At times it feels we’re just doomed to suffer in the toxic choices of our every day lives.
By Susan Lutz
I snapped the glow stick. The green, fluorescent light lit the way – the kids on Halloween safer because of the glow. The plastic glass I bought for my son this summer had the Minions on it. If I put it in the freezer, it would keep the contents cold long through the summer day. At times, it feels as if everything is toxic; everything is plastic. At times it feels we’re just doomed to suffer in the toxic choices of our every day lives.
There isn’t a day that passes by that I don’t feel guilty about a dangerous, toxic, or bad-for-me product our family consumes or uses. We occasionally buy water in plastic bottles. I go to the grocery store and sometimes forget my cloth reusable bags. After a few weeks, I’m stunned at the pile of plastic bags in the corner. I dutifully recycle my paper, plastics, and metals, yet I know recycling isn’t a solution, just a band-aid to a bigger problem.
So many of our conveniences trace back to our love of plastics. I recently watched The Graduate again and was stunned by the accuracy and the irony of the iconic line said to Benjamin as he debated what to do with his future:
I want to say one word to you. Just one word…Plastics.
The benefits of plastics and many other chemically based products made in our society are far reaching. Medical, educational, and at-home use of plastics grew leaps and bounds: think bags for blood transfusions, the parts in computers, the covers on our phones, the stuff that holds pens together, the fibers in our clothes, and so on…..
How do we turn things around?
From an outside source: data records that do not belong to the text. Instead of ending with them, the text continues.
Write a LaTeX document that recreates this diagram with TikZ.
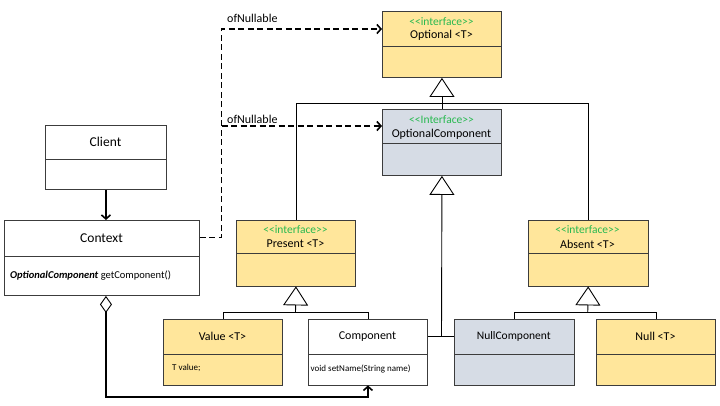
\documentclass[tikz,border=0pt]{standalone}
\usepackage{fontspec}
\setmainfont{Carlito}
\usetikzlibrary{arrows.meta,calc}
\definecolor{yel}{RGB}{255,230,155}
\definecolor{gry}{RGB}{214,220,229}
\definecolor{stgreen}{RGB}{40,185,80}
\definecolor{edge}{RGB}{60,60,60}
\tikzset{
  umlbox/.style={draw=edge, line width=0.9pt, rectangle, inner sep=0pt, anchor=north west},
  divline/.style={draw=edge, line width=0.9pt},
  stereo/.style={text=stgreen, font=\fontsize{11.5}{13}\selectfont, inner sep=0pt},
  cname/.style={font=\fontsize{12}{14}\selectfont, inner sep=0pt},
  bigname/.style={font=\fontsize{13.5}{15}\selectfont, inner sep=0pt},
  member/.style={font=\fontsize{9}{11}\selectfont, inner sep=0pt, anchor=west},
  gen/.style={draw=black, line width=0.9pt, -{Triangle[open, width=25pt, length=19pt, line width=0.9pt]}},
  genline/.style={draw=black, line width=0.9pt},
  depend/.style={draw=black, line width=1.9pt, dash pattern=on 6pt off 3.5pt, -{Straight Barb[length=4pt, width=9pt, line width=1.6pt]}},
  assoc/.style={draw=black, line width=1.8pt, -{Straight Barb[length=4pt, width=9pt, line width=1.6pt]}},
  aggr/.style={draw=black, line width=1.8pt, {Diamond[open, length=17pt, width=12pt, line width=0.9pt]}-{Straight Barb[length=4pt, width=9pt, line width=1.6pt]}},
  lbl/.style={font=\fontsize{12}{14}\selectfont, inner sep=0pt, anchor=west}
}
\begin{document}
\begin{tikzpicture}[x=1pt,y=-1pt]
\useasboundingbox (0,0) rectangle (720,405);

% Optional <T>
\node[umlbox, fill=yel, minimum width=119pt, minimum height=66pt] (opt) at (382,11) {};
\draw[divline] (382,46) -- (501,46);
\node[stereo] (optst) at (441.5,22) {{<}{<}interface{>}{>}};
\node[cname] (optnm) at (441.5,35.5) {Optional {<}T{>}};

% OptionalComponent
\node[umlbox, fill=gry, minimum width=119pt, minimum height=66pt] (ocomp) at (382,109) {};
\draw[divline] (382,143) -- (501,143);
\node[stereo] (ocst) at (441.5,120) {{<}{<}Interface{>}{>}};
\node[cname] (ocnm) at (441.5,134) {OptionalComponent};

% Client
\node[umlbox, fill=white, minimum width=121pt, minimum height=64pt] (client) at (45,125) {};
\draw[divline] (45,159) -- (166,159);
\node[bigname] (clnm) at (105.5,142) {Client};

% Context
\node[umlbox, fill=white, minimum width=195pt, minimum height=75pt] (context) at (4,220) {};
\draw[divline] (4,256) -- (199,256);
\node[bigname] (ctnm) at (101.5,238) {Context};
\node[member, font=\fontsize{10.5}{12}\selectfont] (ctm) at (10,276) {\textbf{\textit{OptionalComponent}} getComponent()};

% Present <T>
\node[umlbox, fill=yel, minimum width=119pt, minimum height=66pt] (pres) at (236,219.5) {};
\draw[divline] (236,253.5) -- (355,253.5);
\node[stereo] (prst) at (295.5,230) {{<}{<}interface{>}{>}};
\node[cname] (prnm) at (295.5,244) {Present {<}T{>}};

% Absent <T>
\node[umlbox, fill=yel, minimum width=119.5pt, minimum height=66pt] (abs) at (528,219.5) {};
\draw[divline] (528,253.5) -- (647.5,253.5);
\node[stereo] (abst) at (587.5,230) {{<}{<}interface{>}{>}};
\node[cname] (abnm) at (587.5,244) {Absent {<}T{>}};

% Value <T>
\node[umlbox, fill=yel, minimum width=119pt, minimum height=66pt] (val) at (163,318.5) {};
\draw[divline] (163,354.5) -- (282,354.5);
\node[cname] (vlnm) at (222.5,336.5) {Value {<}T{>}};
\node[member] (vlm) at (172,367.5) {T value;};

% Component
\node[umlbox, fill=white, minimum width=119pt, minimum height=66pt] (comp) at (308,318.5) {};
\draw[divline] (308,354.5) -- (427,354.5);
\node[cname] (cpnm) at (367.5,336.5) {Component};
\node[member] (cpm) at (310.5,368.5) {void setName(String name)};

% NullComponent
\node[umlbox, fill=gry, minimum width=119.5pt, minimum height=66pt] (ncomp) at (454,318.5) {};
\draw[divline] (454,354.5) -- (573.5,354.5);
\node[cname, font=\fontsize{11.5}{13}\selectfont] (ncnm) at (513.75,336.5) {NullComponent};

% Null <T>
\node[umlbox, fill=yel, minimum width=119pt, minimum height=66pt] (null) at (596,318.5) {};
\draw[divline] (596,354.5) -- (715,354.5);
\node[cname] (nlnm) at (655.5,336.5) {Null {<}T{>}};

% generalizations to Optional
\coordinate (j1) at (441.5,103);
\draw[genline] (pres.north) |- (j1);
\draw[genline] (abs.north) |- (j1);
\draw[gen] (ocomp.north) -- (opt.south);

% generalizations to Present
\coordinate (j2) at (295.5,312.5);
\draw[genline] (val.north) |- (j2);
\draw[genline] (comp.north) |- (j2);
\draw[gen] (j2) -- (pres.south);

% generalizations to Absent
\coordinate (j3) at (587.75,312.5);
\draw[genline] (ncomp.north) |- (j3);
\draw[genline] (null.north) |- (j3);
\draw[gen] (j3) -- (abs.south);

% generalizations to OptionalComponent
\coordinate (j4) at (441.5,336.7);
\draw[genline] (comp.east |- j4) -- (j4);
\draw[genline] (ncomp.west |- j4) -- (j4);
\draw[gen] (j4) -- (ocomp.south);

% ofNullable dependencies
\coordinate (d0) at (221.5,237.5);
\draw[depend] (context.east |- d0) -- (d0) |- (opt.west |- 0,29);
\draw[depend] (221.5,126) -- (ocomp.west |- 0,126);
\node[lbl] (on1) at (227,18.5) {ofNullable};
\node[lbl] (on2) at (227,119) {ofNullable};

% Client -> Context
\draw[assoc] (client.south) -- (client.south |- context.north);

% aggregation Context <> -> Component
\draw[aggr] (client.south |- context.south) -- (client.south |- 0,397) -| (comp.south);

\end{tikzpicture}
\end{document}
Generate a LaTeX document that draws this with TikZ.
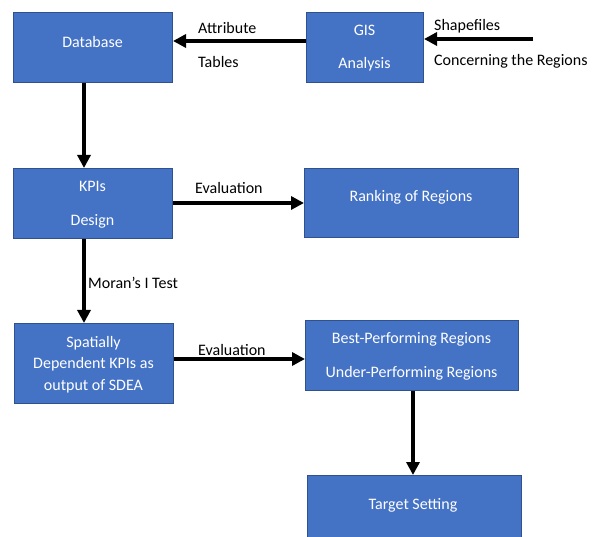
\documentclass[tikz,border=0pt]{standalone}
\usepackage{fontspec}
\setmainfont{Carlito}
\usetikzlibrary{arrows.meta}
\definecolor{boxfill}{HTML}{4472C4}
\definecolor{boxline}{HTML}{2F528F}
\tikzset{
  box/.style={draw=boxline, fill=boxfill, line width=1pt, rectangle, inner sep=0pt, anchor=north west},
  intext/.style={text=white, font=\fontsize{16}{19}\selectfont, anchor=base, inner sep=0pt},
  lbl/.style={text=black, font=\fontsize{16}{19}\selectfont, anchor=base west, inner sep=0pt},
  conn/.style={line width=3.6pt, -{Triangle[length=13pt,width=13pt]}},
}
\begin{document}
\begin{tikzpicture}[x=1pt,y=-1pt]
\useasboundingbox (0,0) rectangle (592,537);
% boxes
\node[box, minimum width=159pt, minimum height=70pt] (db) at (13,12) {};
\node[box, minimum width=117pt, minimum height=70pt] (gis) at (306,12) {};
\node[box, minimum width=159pt, minimum height=70pt] (kpi) at (13,168) {};
\node[box, minimum width=214pt, minimum height=69pt] (rank) at (304,168) {};
\node[box, minimum width=159pt, minimum height=80pt] (sp) at (14,323) {};
\node[box, minimum width=213pt, minimum height=70pt] (best) at (305,320) {};
\node[box, minimum width=214pt, minimum height=70pt] (tgt) at (307,475) {};
% box texts
\node[intext] (tdb) at (92.5,47.5) {Database};
\node[intext] (tgis1) at (364.5,35.5) {GIS};
\node[intext] (tgis2) at (364.5,68.5) {Analysis};
\node[intext] (tk1) at (92.5,191.5) {KPIs};
\node[intext] (tk2) at (92.5,225.5) {Design};
\node[intext] (trank) at (411,201.5) {Ranking of Regions};
\node[intext] (ts1) at (93.5,347.5) {Spatially};
\node[intext] (ts2) at (93.5,369) {Dependent KPIs as};
\node[intext] (ts3) at (93.5,390.5) {output of SDEA};
\node[intext] (tb1) at (411.5,343.5) {Best-Performing Regions};
\node[intext] (tb2) at (411.5,377.5) {Under-Performing Regions};
\node[intext] (ttgt) at (413,509.5) {Target Setting};
% free end
\coordinate (shp) at (533,39);
% connectors
\draw[conn] (shp) -- (gis.east |- shp);
\draw[conn] (gis.west |- 0,41) -- (db.east |- 0,41);
\draw[conn] (db.south -| 84,0) -- (kpi.north -| 84,0);
\draw[conn] (kpi.east |- 0,203) -- (rank.west |- 0,203);
\draw[conn] (kpi.south -| 84,0) -- (sp.north -| 84,0);
\draw[conn] (sp.east |- 0,359) -- (best.west |- 0,359);
\draw[conn] (best.south -| 413,0) -- (tgt.north -| 413,0);
% labels
\node[lbl] (lattr) at (198,33.5) {Attribute};
\node[lbl] (ltab) at (198,67.5) {Tables};
\node[lbl] (lshp) at (434,30.5) {Shapefiles};
\node[lbl] (lconc) at (434,65.5) {Concerning the Regions};
\node[lbl] (lev1) at (195,193.5) {Evaluation};
\node[lbl] (lmor) at (88,288.5) {Moran’s I Test};
\node[lbl] (lev2) at (198,355.5) {Evaluation};
\end{tikzpicture}
\end{document}
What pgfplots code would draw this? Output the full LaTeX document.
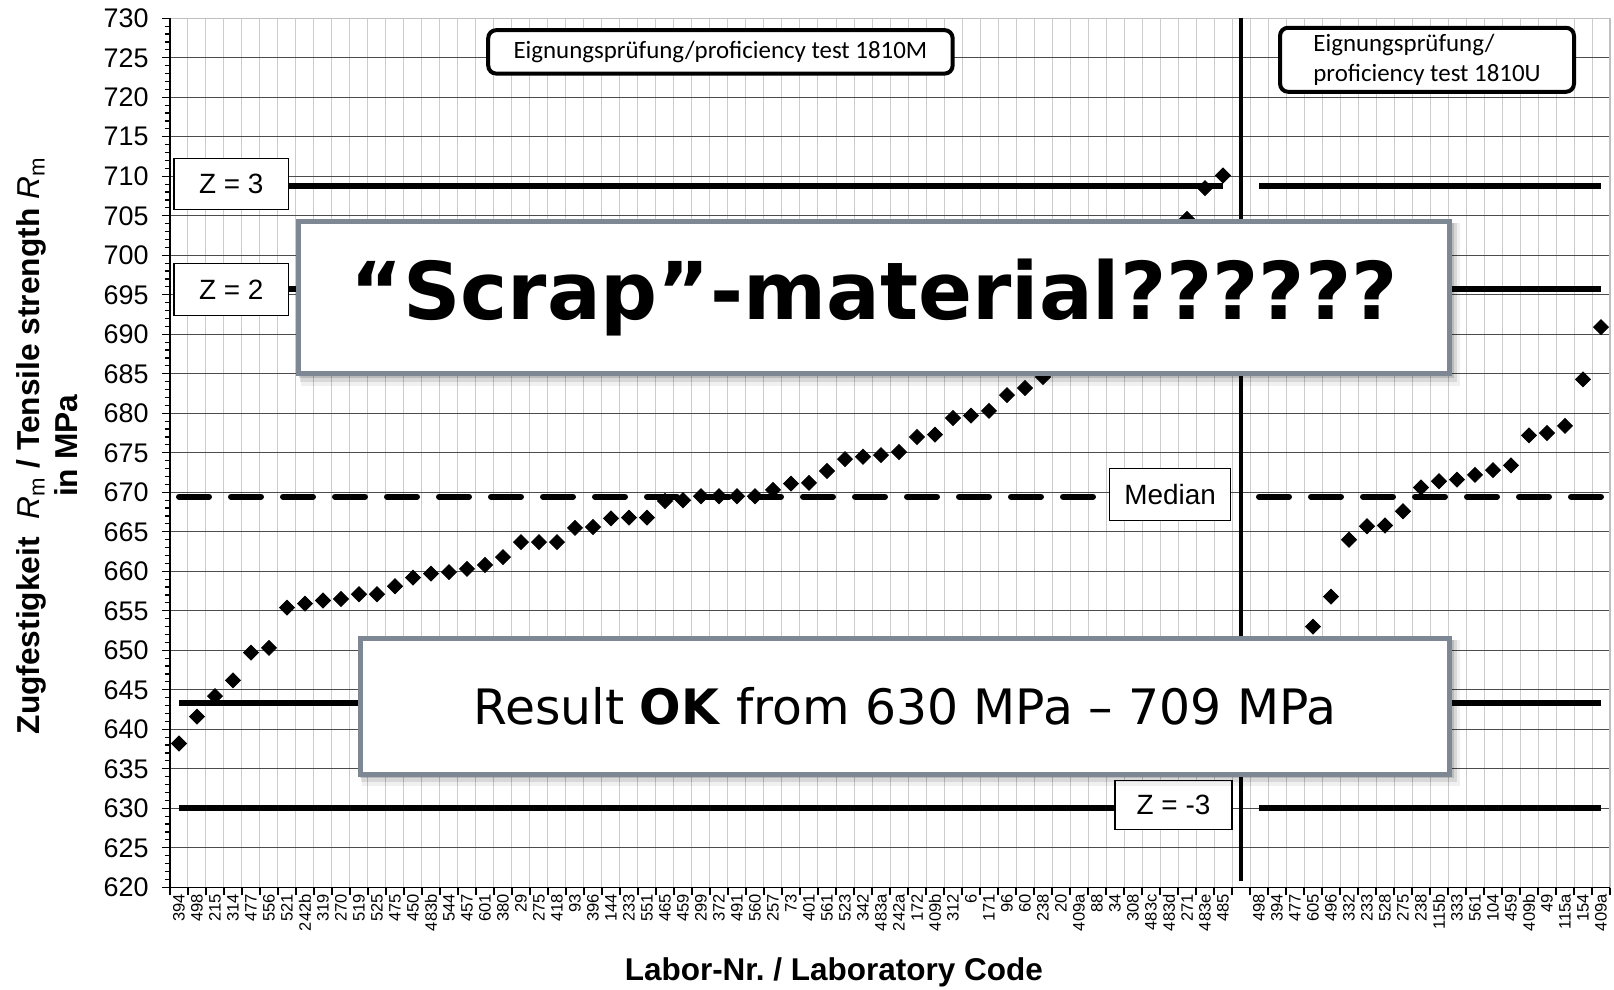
\documentclass[border=0pt]{standalone}
\usepackage{fontspec}
\setmainfont{Liberation Sans}
\newfontfamily\carlito{Carlito}
\newfontfamily\dejavu{DejaVu Sans}
\usepackage{pgfplots}
\pgfplotsset{compat=1.18}
\usetikzlibrary{calc}
\definecolor{boxgray}{HTML}{7D8894}
\frenchspacing

\pgfplotstableread{
x y
0 638.2
1 641.6
2 644.2
3 646.2
4 649.7
5 650.3
6 655.4
7 655.9
8 656.3
9 656.5
10 657.1
11 657.1
12 658.1
13 659.2
14 659.7
15 659.9
16 660.3
17 660.8
18 661.8
19 663.7
20 663.7
21 663.7
22 665.5
23 665.6
24 666.7
25 666.8
26 666.8
27 668.9
28 669.0
29 669.5
30 669.5
31 669.5
32 669.5
33 670.3
34 671.1
35 671.2
36 672.7
37 674.2
38 674.5
39 674.7
40 675.1
41 677.0
42 677.3
43 679.4
44 679.7
45 680.3
46 682.3
47 683.2
48 684.6
49 686.0
50 688.0
51 690.0
52 692.0
53 695.0
54 698.0
55 701.0
56 704.6
57 708.5
58 710.1
}\leftdata

\pgfplotstableread{
x y
60 638.0
61 644.0
62 649.0
63 653.0
64 656.8
65 664.0
66 665.7
67 665.8
68 667.6
69 670.6
70 671.4
71 671.6
72 672.2
73 672.8
74 673.4
75 677.2
76 677.5
77 678.4
78 684.3
79 690.9
}\rightdata

\newcommand{\Rm}{{\mdseries\itshape R}\textsubscript{\mdseries m}}

\begin{document}
\begin{tikzpicture}
\begin{axis}[
  at={(0,0)}, anchor=south west,
  scale only axis, width=720bp, height=434.5bp,
  xmin=-0.5, xmax=79.5, ymin=620, ymax=730,
  axis line style={draw=black!25, line width=0.6bp},
  tick align=outside, tick pos=left,
  major tick length=4bp, minor tick length=2.5bp,
  tick style={draw=black, line width=0.6bp},
  xtick={-0.5,0.5,...,79.5}, xticklabels={},
  ytick={620,625,...,730}, minor y tick num=4,
  xmajorgrids, ymajorgrids,
  every axis x grid/.style={draw=black!20, line width=0.5bp},
  every axis y grid/.style={draw=black!70, line width=0.5bp},
  extra x ticks={0,...,79},
  extra x tick labels={394,498,215,314,477,556,521,242b,319,270,519,525,475,450,483b,544,457,601,380,29,275,418,93,396,144,233,551,465,459,299,372,491,560,257,73,401,561,523,342,483a,242a,172,409b,312,6,171,96,60,238,20,409a,88,34,308,483c,483d,271,483e,485,{},498,394,477,605,496,332,233,528,275,238,115b,333,561,104,459,409b,49,115a,154,409a},
  extra x tick style={major tick length=0pt, grid=none,
     tick label style={rotate=90, anchor=east, font=\fontsize{8.3}{9}\selectfont}},
  yticklabel style={font=\fontsize{13.5}{15}\selectfont, /pgf/number format/assume math mode=true, xshift=-3.2bp},
  ylabel={Zugfestigkeit \ \Rm\ / Tensile strength \Rm\\in MPa},
  ylabel style={at={(axis description cs:-0.0854,0.508)}, anchor=center, align=center,
     font=\bfseries\fontsize{15.9}{19}\selectfont},
  xlabel={Labor-Nr. / Laboratory Code},
  xlabel style={at={(axis description cs:0.461,-0.098)}, anchor=center,
     font=\bfseries\fontsize{15.8}{18}\selectfont},
]
% reference lines
\addplot[black, line width=3bp] coordinates {(0,708.8) (58,708.8)};
\addplot[black, line width=3bp] coordinates {(60,708.8) (79,708.8)};
\addplot[black, line width=3bp] coordinates {(0,695.7) (58,695.7)};
\addplot[black, line width=3bp] coordinates {(60,695.7) (79,695.7)};
\addplot[black, line width=3bp, line cap=round, dash pattern=on 15bp off 11bp] coordinates {(0,669.45) (58,669.45)};
\addplot[black, line width=3bp, line cap=round, dash pattern=on 15bp off 11bp] coordinates {(60,669.45) (79,669.45)};
\addplot[black, line width=3bp] coordinates {(0,643.3) (58,643.3)};
\addplot[black, line width=3bp] coordinates {(60,643.3) (79,643.3)};
\addplot[black, line width=3bp] coordinates {(0,630.1) (58,630.1)};
\addplot[black, line width=3bp] coordinates {(60,630.1) (79,630.1)};
% divider
\addplot[black, line width=1.6bp] coordinates {(59,620.8) (59,730)};
% data
\addplot[only marks, mark=square*, mark size=2.65bp, mark options={rotate=45, fill=black, draw=black}] table[x=x, y=y] {\leftdata};
\addplot[only marks, mark=square*, mark size=2.65bp, mark options={rotate=45, fill=black, draw=black}] table[x=x, y=y] {\rightdata};
% named coordinates for annotations
\coordinate (axbl) at (axis description cs:0,0);
\coordinate (axtl) at (axis description cs:0,1);
\coordinate (axbr) at (axis description cs:1,0);
\coordinate (z3a) at (axis cs:-0.28,705.8);  \coordinate (z3b) at (axis cs:6.09,712.3);
\coordinate (z2a) at (axis cs:-0.28,692.4);  \coordinate (z2b) at (axis cs:6.09,699.0);
\coordinate (mda) at (axis cs:51.7,666.4);   \coordinate (mdb) at (axis cs:58.43,673.0);
\coordinate (zm3a) at (axis cs:52.0,627.3);  \coordinate (zm3b) at (axis cs:58.5,633.5);
\coordinate (tma) at (axis cs:17.18,723.0);  \coordinate (tmb) at (axis cs:42.98,728.5);
\coordinate (tua) at (axis cs:61.17,720.7);  \coordinate (tub) at (axis cs:77.5,728.8);
\coordinate (sca) at (axis cs:6.64,685.0);   \coordinate (scb) at (axis cs:70.6,704.3);
\coordinate (rea) at (axis cs:10.07,634.3);  \coordinate (reb) at (axis cs:70.6,651.5);
\end{axis}
% axis lines
\draw[black, line width=0.8bp] (axtl) -- (axbl) -- (axbr);
% label boxes
\draw[black, line width=0.6bp, fill=white] (z3a) rectangle (z3b);
\node[font=\fontsize{14}{16}\selectfont] at ($(z3a)!0.5!(z3b)$) {Z = 3};
\draw[black, line width=0.6bp, fill=white] (z2a) rectangle (z2b);
\node[font=\fontsize{14}{16}\selectfont] at ($(z2a)!0.5!(z2b)$) {Z = 2};
\draw[black, line width=0.6bp, fill=white] (mda) rectangle (mdb);
\node[font=\fontsize{14}{16}\selectfont] at ($(mda)!0.5!(mdb)$) {Median};
\draw[black, line width=0.6bp, fill=white] (zm3a) rectangle (zm3b);
\node[font=\fontsize{14}{16}\selectfont] at ($(zm3a)!0.5!(zm3b)$) {Z = -3};
% top boxes
\draw[black, line width=2bp, fill=white, rounded corners=4bp] (tma) rectangle (tmb);
\node[font=\carlito\fontsize{12.5}{15}\selectfont] at ($(tma)!0.5!(tmb)$) {Eignungsprüfung/proficiency test 1810M};
\draw[black, line width=2bp, fill=white, rounded corners=4bp] (tua) rectangle (tub);
\node[font=\carlito\fontsize{12.5}{15}\selectfont, align=left] at ($(tua)!0.5!(tub)$) {Eignungsprüfung/\\proficiency test 1810U};
% overlay boxes with soft shadow
\fill[black, opacity=0.06] ([xshift=1bp,yshift=-6bp]sca) rectangle ([xshift=5bp,yshift=-1bp]scb);
\fill[black, opacity=0.10] ([xshift=0.5bp,yshift=-4bp]sca) rectangle ([xshift=3.5bp,yshift=-1bp]scb);
\fill[black, opacity=0.14] ([xshift=0bp,yshift=-2bp]sca) rectangle ([xshift=2bp,yshift=-1bp]scb);
\draw[boxgray, line width=2.5bp, fill=white] (sca) rectangle (scb);
\node[font=\dejavu\bfseries\fontsize{40}{44}\selectfont] at ($(sca)!0.5!(scb)$) {“Scrap”-material??????};
\fill[black, opacity=0.06] ([xshift=1bp,yshift=-6bp]rea) rectangle ([xshift=5bp,yshift=-1bp]reb);
\fill[black, opacity=0.10] ([xshift=0.5bp,yshift=-4bp]rea) rectangle ([xshift=3.5bp,yshift=-1bp]reb);
\fill[black, opacity=0.14] ([xshift=0bp,yshift=-2bp]rea) rectangle ([xshift=2bp,yshift=-1bp]reb);
\draw[boxgray, line width=2.5bp, fill=white] (rea) rectangle (reb);
\node[font=\dejavu\fontsize{24.5}{28}\selectfont] at ($(rea)!0.5!(reb)$) {Result \textbf{OK} from 630 MPa – 709 MPa};
\pgfresetboundingbox
\useasboundingbox (-85bp,-51.35bp) rectangle (722bp,443.65bp);
\end{tikzpicture}
\end{document}
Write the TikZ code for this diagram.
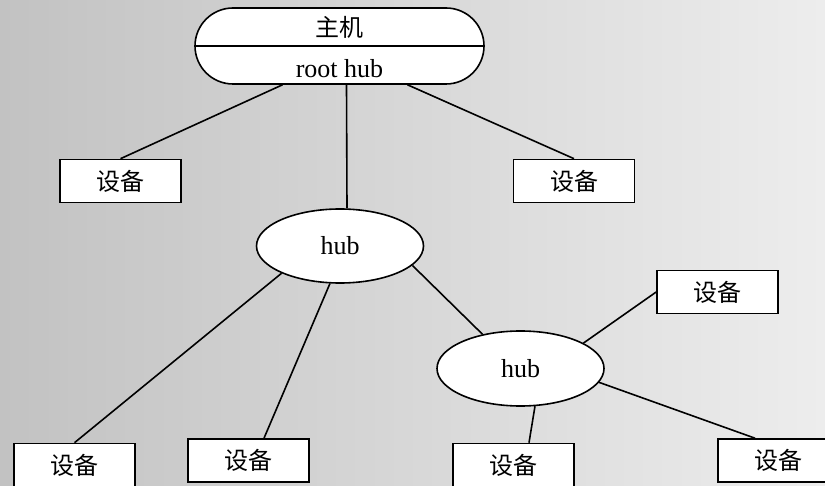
\documentclass[tikz,border=0pt]{standalone}
\usepackage{fontspec}
\setmainfont{Liberation Serif}
\newfontfamily\cjk{Noto Sans CJK SC}
\usetikzlibrary{shapes.geometric,calc}
\definecolor{bgL}{RGB}{194,194,194}
\definecolor{bgR}{RGB}{237,237,237}
\begin{document}
\begin{tikzpicture}[x=1pt,y=-1pt,line width=1.6pt,
  devbox/.style={draw,fill=white,minimum width=121pt,minimum height=43pt,inner sep=0pt,font=\cjk\fontsize{24}{24}\selectfont},
  hubnode/.style={draw,fill=white,ellipse,minimum width=167pt,minimum height=74pt,inner sep=0pt,font=\fontsize{26}{26}\selectfont},
  link/.style={line width=1.6pt}]
\fill[left color=bgL,right color=bgR] (0,0) rectangle (825,486);
\useasboundingbox (0,0) rectangle (825,486);
\clip (0,0) rectangle (825,486);
% root
\node[draw,fill=white,rounded corners=38pt,minimum width=289pt,minimum height=76pt,inner sep=0pt] (root) at (339.5,46) {};
\draw (root.west) -- (root.east);
\node[font=\cjk\fontsize{24}{24}\selectfont] (zj) at (339.5,27) {主机};
\node[font=\fontsize{26}{26}\selectfont] (rh) at (339.5,69) {root hub};
% devices
\node[devbox] (dev1) at (120.5,181) {设备};
\node[devbox] (dev2) at (574,181) {设备};
\node[devbox] (dev3) at (717.5,292) {设备};
\node[devbox] (dev4) at (74.5,465) {设备};
\node[devbox] (dev5) at (248.5,460.5) {设备};
\node[devbox] (dev6) at (513.5,465) {设备};
\node[devbox] (dev7) at (778.5,460.5) {设备};
% hubs
\node[hubnode] (hub1) at (340,246) {hub};
\node[hubnode,minimum height=75pt] (hub2) at (520.5,368.5) {hub};
% links
\draw[link] ($(root.south)+(-57,0)$) -- (dev1.north);
\draw[link] ($(root.south)+(68,0)$) -- (dev2.north);
\draw[link] ($(root.south)+(7,0)$) -- ($(hub1.north)+(7,0)$);
\draw[link] (hub1.205.8) -- (dev4.north);
\draw[link] (hub1.255.6) -- ($(dev5.north)+(15.5,0)$);
\draw[link] (hub1.345.4) -- (hub2.138.2);
\draw[link] (hub2.22) -- (dev3.west);
\draw[link] (hub2.291.9) -- ($(dev6.north)+(15.5,0)$);
\draw[link] (hub2.350.4) -- ($(dev7.north)+(-23.5,0)$);
\end{tikzpicture}
\end{document}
Just passing the tetra boxes in the grocery store makes me sad. I wonder if it’s impossible to change the course we’re on. I can’t predict what we’ll do to our planet, and ourselves, but I can obtain peace of mind and enough good habits to overall lessen my carbon footprint and instead chip away at improving our lives and obtaining a better balance of our existence.
What if we all used plastics less than we did the day before? I reuse glass bottles as my daily water bottles when out and about. Though not perfect (they sometimes break!), I feel it’s a tiny step I want to take in reducing my own personal toxic footprint on the planet.
I forgive myself when I don’t make it – when I forget to recycle or when I buy face paint with lead in it for Halloween. (I threw it out and made a DIY face paint from zinc oxide and chlorophyll!). But more times than I fail, I succeed. I’ll remember next year how to make the green face paint. As the end of the year and the holiday rolls around, I’ll buy less. And I see wonderful strides in our community. I see vegetable trays at children’s gatherings and a lot less candy floating around. If we all bought plastic water bottles once in a while or used the same computer two extra years, we’d make a huge dent in reducing the toxicity in our environment.
Make choices knowing that they make a long, long impact on our planet. Now, there’s just one word we must think about. One word to take us to our new level: consciousness.